Upset by snub of Barney Frank
For years I have supported Governor Patrick with both time and money. I have transported and placed lawn signs far and wide in South County. I poll-watched his first election to make sure he had every possible vote from our town. He has shaken my hand at various times over the years and once thrillingly by happenstance, when he stopped at the hot dog stand in our town one hot summer day in 2011, just as we happened to arrive on the scene. My husband and I were so delighted to have him nearly all to ourselves for a good five minutes or so.
I, and countless others, asked him over and over again to appoint Barney Frank to Sen. Kerry’s interim seat. He ignored this outcry and has chosen otherwise -- for no good reason that I can ascertain. I am disappointed beyond words. He has done this disservice to me, to Massachusetts and most importantly, our country. Such a slap in the face to Barney, Elizabeth Warren and all of the above.
One can only suspect cronyism. I hate thinking this, but, looming as it does, how can it be overlooked? His reasons for selecting Mr. Cowan over Barney, as far as I can see are thin at best. Mr. Cowan seems like a very nice man who will do no harm, but can he hold a candle to our fighting, fearless, experienced Barney? One can only assume the worst; that Mr. Cowan was promised the job and accordingly, a month ago, quit his job as the governor’s chief of staff as a prerequisite to slide into it.
I fervently hope the future will prove me wrong and that my governor knows what he is doing and has put a man in place that he knows to be better in fiscal matters and the inner workings of the U.S. Congress than Barney Frank is. That the Guv knows, as well, that he is more fearless, articulate and courageous than Barney Frank. Above all I hope that Mr. Cowan is willing and able to use these great talents to fight the tough battles that lie ahead better than Barney Frank could and would have.

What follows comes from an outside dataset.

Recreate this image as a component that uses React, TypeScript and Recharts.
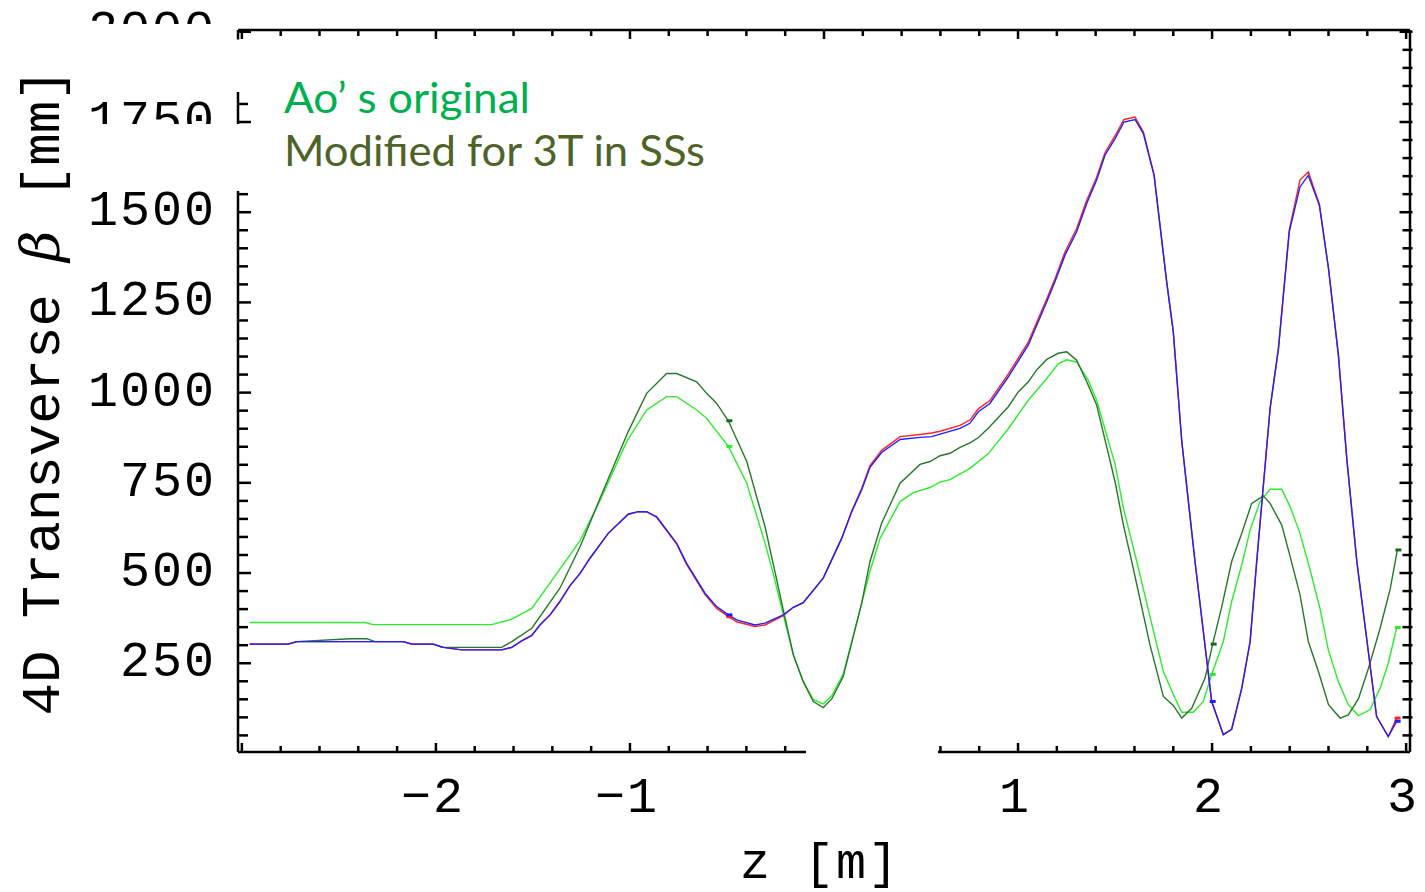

I can hope and hope, but how can one not hate politics? Somehow I assumed that Barney with his knowledge of the banking system, the workings of the Congress (the Banking Committee in particular) not to mention the outpouring of popular support he received, was a shoo-in for the job. He would have been a scourge to Republican recalcitrance, and a great help to Elizabeth in her early days as she grapples with the coming Pavlovian Republican opposition. What a pair they would have been.
Those chances are forever gone. I can’t believe it and I don’t think I can forgive the Guv.